100 第7期も終了してしまった

2011.5.6


 今回の大震災以来、非常に落ち着かない気分の中で、それでもものを書いていると気が静まる気がして、10年以上にもわたって、週1回、1回につき1000字以内という規則を一度も破ることなく続けてきた「100のエッセイ」のその規則をとうとう破ってしまい、「書きたい時に、書きたいだけ書く。」と宣言してしまった。

 週1回を守るということも、それなりの苦労はあった。何しろ、更新の日の土曜日が近づくと、さて何を書こうかと思い悩むことが多かった。すぐに題材が見つかることもあったが、パソコンに向かっても、まったく書くことが見つからないこともしばしばあった。それでも何か書き始めてみると、何となく文章が出来上がり、こんなんでいいのかなあと思いつつ、時間切れで、エイやっとばかりアップしてしまうということがほとんどだった。

 しかし、週1回ということよりも、難しかったのは1000字以内という制約だった。別にこれはどうでもよかったのだが、自分で勝手にきめた規則で、こうすることで「すぐに読み終わる」という読者側のメリットがあると思ったし、1000字以内で書くということで、自分なりの文章修業になるとも思ったのだ。しかし、書き始めるとたいていは1000字を超えてしまう。1500字ぐらいだと楽だなあと何度思ったかしれないが、とにかく1000字以内を厳密に守って、涙をのんで200字も削除したり、1字オーバーのために読点を削除したりということを繰り返していた。短歌や俳句と同じで、こうすることで「おさまった!」という達成感はあったのだが、どこか言い足りないなあという気分も残った。

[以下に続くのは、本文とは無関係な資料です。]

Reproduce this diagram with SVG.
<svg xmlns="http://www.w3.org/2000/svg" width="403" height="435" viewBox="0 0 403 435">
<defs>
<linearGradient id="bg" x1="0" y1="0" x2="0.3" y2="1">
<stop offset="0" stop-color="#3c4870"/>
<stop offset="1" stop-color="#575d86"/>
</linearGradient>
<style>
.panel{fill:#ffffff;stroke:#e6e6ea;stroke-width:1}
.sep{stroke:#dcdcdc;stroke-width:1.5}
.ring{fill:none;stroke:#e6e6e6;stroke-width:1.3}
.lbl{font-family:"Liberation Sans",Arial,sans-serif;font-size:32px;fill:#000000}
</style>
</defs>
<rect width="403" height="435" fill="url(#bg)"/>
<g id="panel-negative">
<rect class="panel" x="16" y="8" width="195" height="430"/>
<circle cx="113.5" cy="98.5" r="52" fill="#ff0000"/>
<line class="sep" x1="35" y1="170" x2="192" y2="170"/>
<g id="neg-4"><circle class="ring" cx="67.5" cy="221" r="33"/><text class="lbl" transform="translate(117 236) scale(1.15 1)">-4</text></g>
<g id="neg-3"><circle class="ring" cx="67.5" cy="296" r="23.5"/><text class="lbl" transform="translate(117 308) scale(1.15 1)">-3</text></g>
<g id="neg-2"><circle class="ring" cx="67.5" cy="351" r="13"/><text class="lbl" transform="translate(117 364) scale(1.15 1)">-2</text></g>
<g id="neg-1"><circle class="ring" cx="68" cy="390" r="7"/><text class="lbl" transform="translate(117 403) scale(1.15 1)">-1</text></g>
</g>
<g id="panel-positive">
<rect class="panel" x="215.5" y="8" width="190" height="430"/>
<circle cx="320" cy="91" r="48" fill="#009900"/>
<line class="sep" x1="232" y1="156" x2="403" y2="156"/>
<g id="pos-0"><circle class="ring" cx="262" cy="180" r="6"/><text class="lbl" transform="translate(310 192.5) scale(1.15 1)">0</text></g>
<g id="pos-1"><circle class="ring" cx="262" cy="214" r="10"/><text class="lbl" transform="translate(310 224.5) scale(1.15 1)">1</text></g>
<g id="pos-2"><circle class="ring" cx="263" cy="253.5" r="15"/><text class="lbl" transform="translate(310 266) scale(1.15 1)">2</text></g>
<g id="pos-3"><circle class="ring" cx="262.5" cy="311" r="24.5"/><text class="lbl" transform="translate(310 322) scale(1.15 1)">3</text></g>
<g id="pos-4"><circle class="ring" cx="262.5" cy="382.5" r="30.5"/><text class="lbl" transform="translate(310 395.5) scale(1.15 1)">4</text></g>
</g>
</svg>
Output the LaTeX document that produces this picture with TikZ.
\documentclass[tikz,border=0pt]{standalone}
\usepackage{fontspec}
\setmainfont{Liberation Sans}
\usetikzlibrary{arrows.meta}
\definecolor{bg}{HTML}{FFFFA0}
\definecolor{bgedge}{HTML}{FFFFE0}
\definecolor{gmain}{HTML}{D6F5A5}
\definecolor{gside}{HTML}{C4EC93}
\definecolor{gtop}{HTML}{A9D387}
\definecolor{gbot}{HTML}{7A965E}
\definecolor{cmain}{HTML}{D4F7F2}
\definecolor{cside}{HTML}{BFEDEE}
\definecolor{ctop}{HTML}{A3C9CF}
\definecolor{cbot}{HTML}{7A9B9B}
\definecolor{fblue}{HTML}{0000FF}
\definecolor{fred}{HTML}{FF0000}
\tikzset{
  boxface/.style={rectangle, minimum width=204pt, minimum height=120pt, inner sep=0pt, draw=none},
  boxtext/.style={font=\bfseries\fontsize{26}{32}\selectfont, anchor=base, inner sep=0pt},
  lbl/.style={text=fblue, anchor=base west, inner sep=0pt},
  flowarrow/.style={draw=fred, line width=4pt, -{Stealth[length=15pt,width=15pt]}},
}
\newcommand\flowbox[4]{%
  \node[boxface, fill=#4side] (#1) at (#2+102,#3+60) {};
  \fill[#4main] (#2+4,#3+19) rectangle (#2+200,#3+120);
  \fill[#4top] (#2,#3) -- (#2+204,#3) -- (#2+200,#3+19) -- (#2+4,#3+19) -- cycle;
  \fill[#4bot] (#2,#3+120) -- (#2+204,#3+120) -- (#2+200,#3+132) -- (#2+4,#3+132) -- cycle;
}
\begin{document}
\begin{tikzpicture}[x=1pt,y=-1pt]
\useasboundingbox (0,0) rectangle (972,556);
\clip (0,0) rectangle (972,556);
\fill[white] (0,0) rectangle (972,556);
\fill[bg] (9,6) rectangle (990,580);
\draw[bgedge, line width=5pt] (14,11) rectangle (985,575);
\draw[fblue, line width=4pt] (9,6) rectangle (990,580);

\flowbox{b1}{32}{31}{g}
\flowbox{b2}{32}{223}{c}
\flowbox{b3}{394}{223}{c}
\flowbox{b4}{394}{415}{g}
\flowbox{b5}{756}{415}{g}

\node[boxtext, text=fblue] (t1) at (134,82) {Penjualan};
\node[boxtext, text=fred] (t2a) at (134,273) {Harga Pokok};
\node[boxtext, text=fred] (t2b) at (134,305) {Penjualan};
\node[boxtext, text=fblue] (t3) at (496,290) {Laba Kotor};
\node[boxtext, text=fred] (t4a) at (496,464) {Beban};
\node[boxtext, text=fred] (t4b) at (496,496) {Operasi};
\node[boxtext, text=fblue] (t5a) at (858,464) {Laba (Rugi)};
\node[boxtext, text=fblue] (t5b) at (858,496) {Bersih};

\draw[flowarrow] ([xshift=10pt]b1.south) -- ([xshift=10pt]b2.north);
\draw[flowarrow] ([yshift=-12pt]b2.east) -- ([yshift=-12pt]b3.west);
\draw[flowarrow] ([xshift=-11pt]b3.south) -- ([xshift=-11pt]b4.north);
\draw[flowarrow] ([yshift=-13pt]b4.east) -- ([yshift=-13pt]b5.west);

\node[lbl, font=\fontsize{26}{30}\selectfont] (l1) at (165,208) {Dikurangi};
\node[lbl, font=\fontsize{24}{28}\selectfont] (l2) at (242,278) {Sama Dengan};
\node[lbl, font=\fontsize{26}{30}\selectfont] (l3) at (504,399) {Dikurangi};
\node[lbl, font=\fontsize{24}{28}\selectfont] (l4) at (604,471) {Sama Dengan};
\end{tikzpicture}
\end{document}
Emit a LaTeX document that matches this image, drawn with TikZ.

 そんなふうにして、超のつくほどのマンネリで、しかもマンネリこそ偉大なのだという居直りもあって、週1回、1000字以内というエッセイを700編近くも書いてきた。目標は1000編で、それが達成されるまで生きているのだろうかと以前には思っていたのだが、ひょっとしたら1000編書いたあとも生きているかもしれないなどと最近では思うようにもなり、まあ、先のことはともかく、しばらくは十年一日の如く書き続けていくのだろうと思っていたわけである。

 そこへ大震災が起きた。地震、津波、原発事故、停電などといったことが、これまでの予想を遙かに超えた規模で日本に襲いかかった。大変な衝撃だった。日本の社会にも大きな変化が起こるだろうと思った。そしておそらくこの大震災は、日本や世界において、さまざまなことの転機となるだろう。そればかりではない。ぼく自身にとっても大きな転機となったことは間違いない。

 ちょうど、この4月から、専任教諭から非常勤講師へと身分が変更になったということも重なった。これが転機でなくて何だろう。

 それでは、このエッセイはどうしたらいいのか。書きたいだけ書いていたら、あっという間に、100になってしまった。第7期も終了である。このまま、第何期などという区切りもやめてしまって、延々と書きついでいこうかとも思った。いや、それじゃあ、何だかナマコみたいでしまらない。やはり第8期と区切って、更新時期も字数制限も、すべて元の形に戻そうかとも思った。

 いろいろ考えたが、やはり第8期として再出発ということにした。しかし、週1回、1000字という制約は解除することとした。週に2回書くかもしれないし、月に2回かもしれない。何曜日にアップするかも特定しない。2000字かもしれないし、500字かもしれない。

 こういういいかげんなことにしてしまうと、怠惰になって、月に1回も書かないなんてことにもなりかねないが、まあ、それはそれでいいだろう。もうそろそろ、自分を縛って自分を鍛えるなんてことからも卒業していい頃ではなかろうか。

 そういうわけで、これで第7期は終了です。次回からは第8期に突入です。これからも引き続き、よろしくご愛読のほどをお願い致します。